OAO GMK Norilsk Nickel fell the most in a month as investors bet the world’s largest producer of the metal may pay smaller dividends than expected.
Norilsk retreated as much as 3.3 percent before closing down 2.1 percent at 5,266 rubles by the close in Moscow, the biggest drop since Nov. 13. The amount of shares traded was 853,450, equivalent to 2.5 times the three-month average. The stock’s 10-day volatility surged to 38.646, the highest since March 6, according to Bloomberg data.

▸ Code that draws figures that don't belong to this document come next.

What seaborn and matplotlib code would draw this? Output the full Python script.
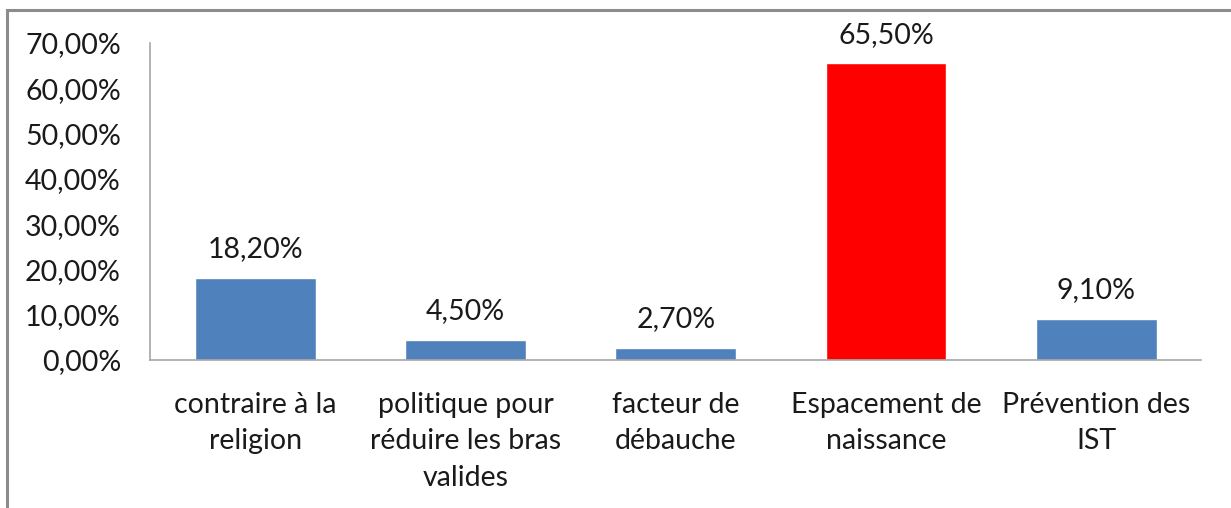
import matplotlib
matplotlib.use("Agg")
import matplotlib.pyplot as plt
from matplotlib.patches import Rectangle
from matplotlib.ticker import FuncFormatter
import pandas as pd
import seaborn as sns

categories = [
    "contraire à la\nreligion",
    "politique pour\nréduire les bras\nvalides",
    "facteur de\ndébauche",
    "Espacement de\nnaissance",
    "Prévention des\nIST",
]
values = [18.20, 4.50, 2.70, 65.50, 9.10]
bar_colors = ["#4F81BD", "#4F81BD", "#4F81BD", "#FF0000", "#4F81BD"]
y_ticks = [0, 10, 20, 30, 40, 50, 60, 70]

sns.set_theme(style="white")
plt.rcParams["font.family"] = ["Lato", "DejaVu Sans"]

df = pd.DataFrame({"cat": categories, "val": values})

fig = plt.figure(figsize=(12.31, 5.08), dpi=100)
ax = fig.add_axes([0.1219, 0.2913, 0.8540, 0.6241])

sns.barplot(data=df, x="cat", y="val", hue="cat", palette=bar_colors,
            width=0.575, legend=False, ax=ax, saturation=1)

ax.set_ylim(0, 70)
ax.set_yticks(y_ticks)
ax.yaxis.set_major_formatter(FuncFormatter(lambda v, p: f"{v:.2f}%".replace(".", ",")))
ax.set_xlabel("")
ax.set_ylabel("")

for s in ["top", "right"]:
    ax.spines[s].set_visible(False)
for s in ["left", "bottom"]:
    ax.spines[s].set_color("#A6A6A6")
    ax.spines[s].set_linewidth(1.2)

ax.tick_params(axis="y", length=0, pad=21, labelsize=20.5, labelcolor="#1a1a1a")
ax.tick_params(axis="x", length=0, pad=23, labelsize=20.5, labelcolor="#1a1a1a")
for lbl in ax.get_xticklabels():
    lbl.set_linespacing(1.5)

for i, v in enumerate(values):
    ax.annotate(f"{v:.2f}%".replace(".", ","), (i, v), xytext=(0, 11),
                textcoords="offset points", ha="center", va="bottom",
                fontsize=20.5, color="#1a1a1a")

# chart border like the spreadsheet frame
fig.patches.append(Rectangle((7 / 1231, -0.1), 1.2, 1 - 10 / 508 + 0.1,
                             transform=fig.transFigure, fill=False,
                             edgecolor="#8C8C8C", linewidth=2.2))

fig.savefig("out.png", dpi=100)
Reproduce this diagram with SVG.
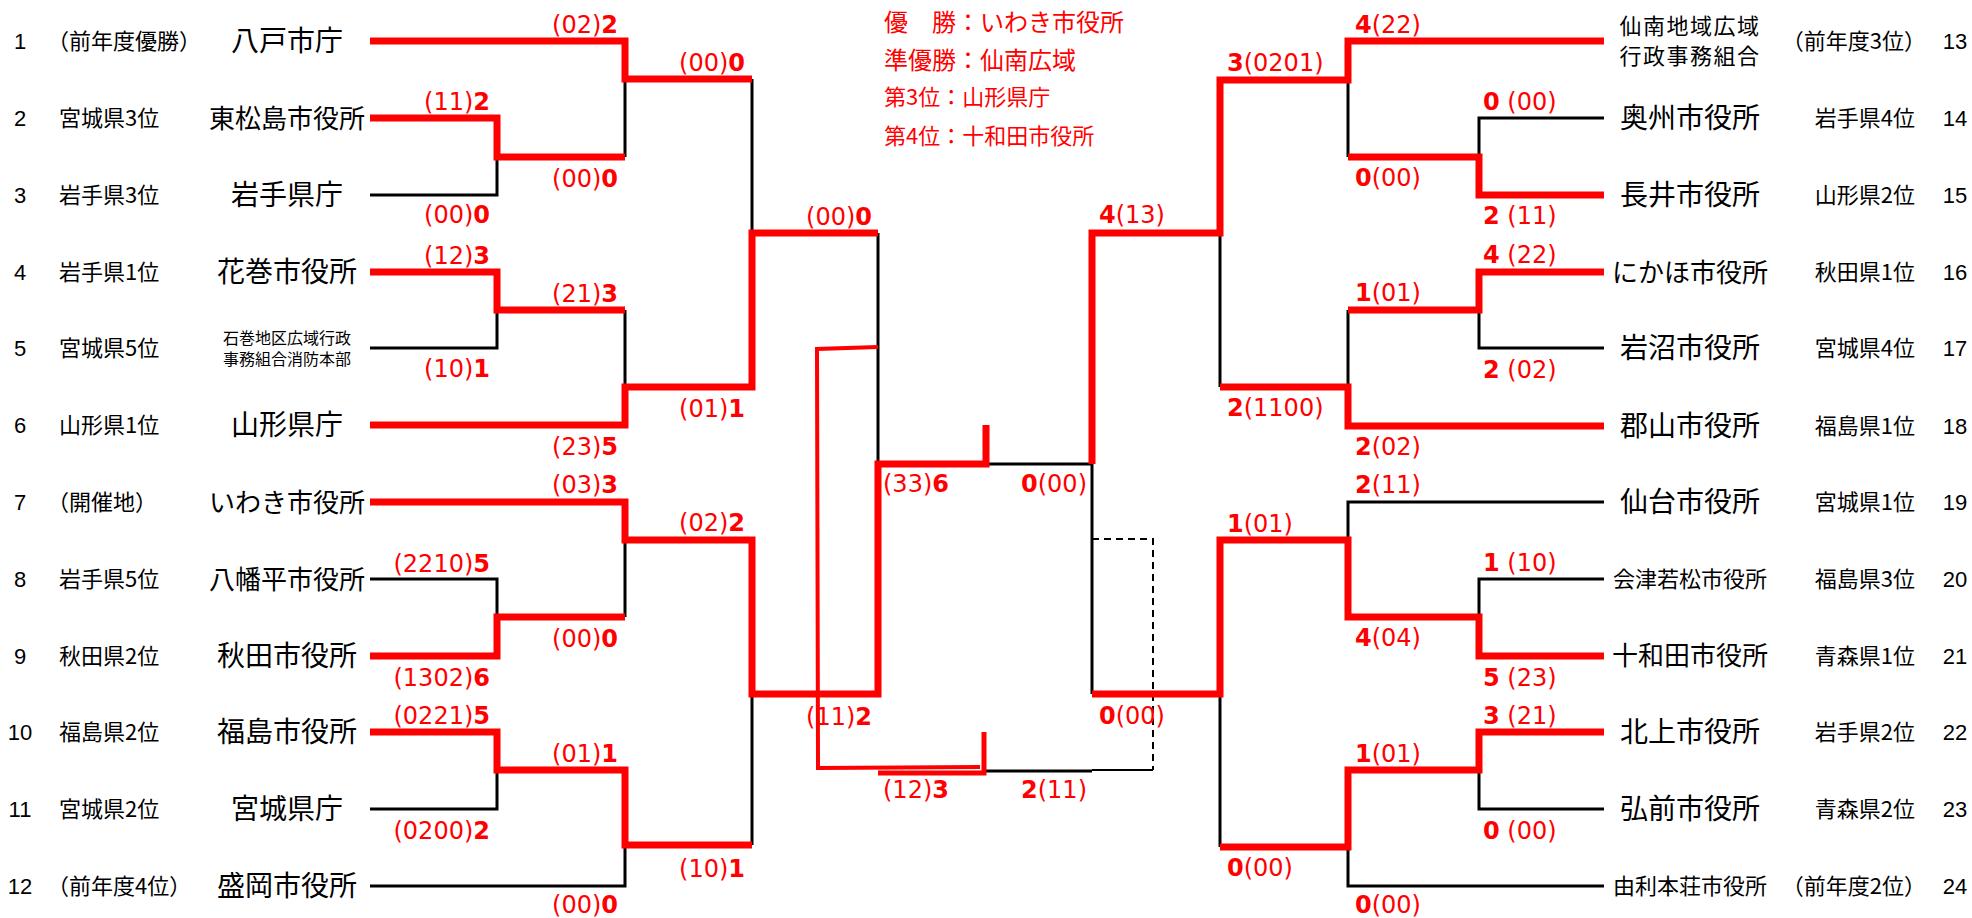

The shareholders agreed that Norilsk may distribute at least $9 billion in dividends over three years, three people familiar with the matter, who asked not to be identified because the plan isn’t public, said today. That’s down from an initial projection of more than $10 billion that the three people gave last week. The figure is lower because the final agreement has Roman Abramovich buying stock from shareholders and not treasury stock from the company.
“There is no mention” in the statement of a “dividend policy or dividend payouts, a factor that has driven up Norilsk shares in recent days,” Barry Ehrlich, an analyst at Alfa Bank, said in an e-mailed report.
Abramovich’s Millhouse LLC will hold 5.87 percent of Norilsk after the world’s top supplier of nickel and palladium retires treasury stock equal to 17 percent of the company, United Co. Rusal and billionaire Vladimir Potanin’s Interros holding said in a joint statement today. Rusal, Interros and Norilsk today declined to comment on dividend talks. Treasury stock refers to shares of issued stock reacquired by the issuing company and held by it.
Norilsk shares surged 6.3 percent on Dec. 5, the most since July 16, after Norilsk’s billionaire shareholders were said to be planning $10 billion in dividends.
Had Abramovich bought treasury stock, Norilsk would have had to report a loss from its buyback program “because it paid $250 to $300 per share last year,” Nikolay Sosnovskiy, a metals analyst at VTB Capital in Moscow, said by phone today.